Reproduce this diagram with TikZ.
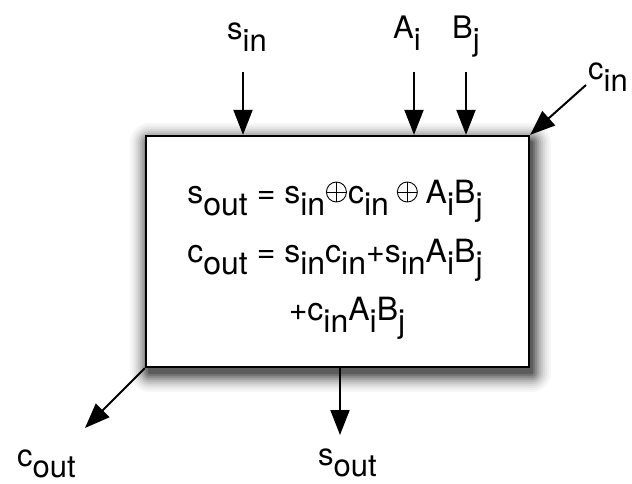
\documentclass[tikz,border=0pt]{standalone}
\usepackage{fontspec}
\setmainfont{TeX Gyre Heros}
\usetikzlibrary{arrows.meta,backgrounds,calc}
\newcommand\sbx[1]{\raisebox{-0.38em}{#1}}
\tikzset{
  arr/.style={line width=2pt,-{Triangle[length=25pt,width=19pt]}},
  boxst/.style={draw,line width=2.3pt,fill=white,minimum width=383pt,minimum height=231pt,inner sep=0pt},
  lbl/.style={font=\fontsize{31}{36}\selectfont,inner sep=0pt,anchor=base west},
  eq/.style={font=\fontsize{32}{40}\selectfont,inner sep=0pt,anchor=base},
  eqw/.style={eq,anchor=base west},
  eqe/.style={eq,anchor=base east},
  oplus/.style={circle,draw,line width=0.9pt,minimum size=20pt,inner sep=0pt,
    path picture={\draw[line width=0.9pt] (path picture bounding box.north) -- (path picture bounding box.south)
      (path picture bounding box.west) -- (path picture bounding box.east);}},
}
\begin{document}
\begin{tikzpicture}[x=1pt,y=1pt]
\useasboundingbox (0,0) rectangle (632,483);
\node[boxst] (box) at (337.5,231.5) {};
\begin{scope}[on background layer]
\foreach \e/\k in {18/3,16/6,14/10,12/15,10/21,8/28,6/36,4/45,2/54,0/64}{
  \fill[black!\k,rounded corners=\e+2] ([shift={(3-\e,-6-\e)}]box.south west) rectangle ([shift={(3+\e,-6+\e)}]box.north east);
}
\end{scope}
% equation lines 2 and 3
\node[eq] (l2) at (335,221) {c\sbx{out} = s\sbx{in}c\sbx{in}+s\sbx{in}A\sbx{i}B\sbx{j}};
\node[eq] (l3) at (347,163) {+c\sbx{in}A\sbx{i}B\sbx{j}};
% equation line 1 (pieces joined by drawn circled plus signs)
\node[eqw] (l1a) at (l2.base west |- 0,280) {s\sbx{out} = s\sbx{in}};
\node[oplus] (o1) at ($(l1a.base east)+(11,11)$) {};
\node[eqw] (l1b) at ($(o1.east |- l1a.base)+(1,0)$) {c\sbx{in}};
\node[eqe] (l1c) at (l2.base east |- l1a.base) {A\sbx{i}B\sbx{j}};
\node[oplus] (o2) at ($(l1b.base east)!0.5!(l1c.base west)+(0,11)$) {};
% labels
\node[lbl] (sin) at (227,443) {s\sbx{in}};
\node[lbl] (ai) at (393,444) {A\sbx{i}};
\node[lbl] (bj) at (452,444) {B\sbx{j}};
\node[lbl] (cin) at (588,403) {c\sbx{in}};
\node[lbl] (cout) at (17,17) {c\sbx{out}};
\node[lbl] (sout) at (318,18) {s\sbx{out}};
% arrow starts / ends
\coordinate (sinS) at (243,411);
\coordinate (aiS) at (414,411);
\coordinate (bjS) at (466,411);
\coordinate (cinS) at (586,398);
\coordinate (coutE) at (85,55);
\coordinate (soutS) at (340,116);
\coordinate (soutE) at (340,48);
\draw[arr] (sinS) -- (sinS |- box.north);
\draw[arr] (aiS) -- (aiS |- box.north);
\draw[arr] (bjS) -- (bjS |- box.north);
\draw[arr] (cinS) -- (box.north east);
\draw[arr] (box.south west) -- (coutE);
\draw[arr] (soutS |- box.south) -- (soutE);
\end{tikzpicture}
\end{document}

==

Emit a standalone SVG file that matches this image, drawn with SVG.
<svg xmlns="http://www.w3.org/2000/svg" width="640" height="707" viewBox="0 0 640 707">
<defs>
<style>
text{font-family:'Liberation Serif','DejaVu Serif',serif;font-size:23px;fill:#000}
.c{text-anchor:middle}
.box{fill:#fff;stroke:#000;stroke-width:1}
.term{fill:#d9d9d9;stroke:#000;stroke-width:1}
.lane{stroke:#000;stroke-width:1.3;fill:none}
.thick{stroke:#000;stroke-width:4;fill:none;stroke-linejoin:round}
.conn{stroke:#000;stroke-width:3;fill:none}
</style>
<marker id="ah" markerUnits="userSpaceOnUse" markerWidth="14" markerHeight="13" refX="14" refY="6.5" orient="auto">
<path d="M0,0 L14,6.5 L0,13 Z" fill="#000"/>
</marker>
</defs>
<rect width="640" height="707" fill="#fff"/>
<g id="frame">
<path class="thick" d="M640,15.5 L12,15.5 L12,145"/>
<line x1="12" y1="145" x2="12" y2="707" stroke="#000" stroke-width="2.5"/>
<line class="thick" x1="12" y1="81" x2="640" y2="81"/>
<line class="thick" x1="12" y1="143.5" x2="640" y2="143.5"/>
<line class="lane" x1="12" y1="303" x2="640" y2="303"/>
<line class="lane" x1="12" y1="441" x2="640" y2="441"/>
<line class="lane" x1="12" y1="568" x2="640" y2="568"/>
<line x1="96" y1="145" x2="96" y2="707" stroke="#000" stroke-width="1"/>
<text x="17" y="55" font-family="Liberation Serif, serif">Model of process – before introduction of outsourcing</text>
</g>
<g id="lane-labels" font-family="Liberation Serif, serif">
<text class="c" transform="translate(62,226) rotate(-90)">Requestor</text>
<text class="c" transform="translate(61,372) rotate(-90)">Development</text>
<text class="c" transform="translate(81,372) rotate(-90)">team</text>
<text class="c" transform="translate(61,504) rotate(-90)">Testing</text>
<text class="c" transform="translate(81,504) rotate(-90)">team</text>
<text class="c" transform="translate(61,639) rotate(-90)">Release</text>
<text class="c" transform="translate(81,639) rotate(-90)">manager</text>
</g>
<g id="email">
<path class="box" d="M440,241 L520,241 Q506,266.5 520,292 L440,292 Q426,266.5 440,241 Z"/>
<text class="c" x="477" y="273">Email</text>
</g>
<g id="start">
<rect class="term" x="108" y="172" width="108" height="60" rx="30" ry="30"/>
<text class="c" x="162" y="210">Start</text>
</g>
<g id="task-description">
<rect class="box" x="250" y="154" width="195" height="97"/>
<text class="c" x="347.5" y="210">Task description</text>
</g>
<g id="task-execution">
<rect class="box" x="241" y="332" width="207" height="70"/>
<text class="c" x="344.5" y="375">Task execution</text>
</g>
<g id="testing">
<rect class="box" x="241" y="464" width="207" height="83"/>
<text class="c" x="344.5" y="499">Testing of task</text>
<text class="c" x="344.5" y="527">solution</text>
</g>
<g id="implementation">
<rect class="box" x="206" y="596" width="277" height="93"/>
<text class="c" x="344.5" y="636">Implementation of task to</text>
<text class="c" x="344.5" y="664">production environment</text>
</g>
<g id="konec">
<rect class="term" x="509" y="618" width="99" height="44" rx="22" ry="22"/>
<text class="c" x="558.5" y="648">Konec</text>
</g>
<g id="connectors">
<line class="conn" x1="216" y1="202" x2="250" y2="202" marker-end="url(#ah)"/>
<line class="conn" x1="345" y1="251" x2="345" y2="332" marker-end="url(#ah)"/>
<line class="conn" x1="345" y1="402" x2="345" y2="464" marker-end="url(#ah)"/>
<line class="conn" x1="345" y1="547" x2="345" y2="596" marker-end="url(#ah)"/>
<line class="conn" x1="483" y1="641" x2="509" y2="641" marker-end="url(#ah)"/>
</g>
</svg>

■ To do
Track down the lines that include the word "drawn" and copy them.

■ Finished task
% equation line 1 (pieces joined by drawn circled plus signs)
Emit a standalone SVG file that matches this image, drawn with SVG.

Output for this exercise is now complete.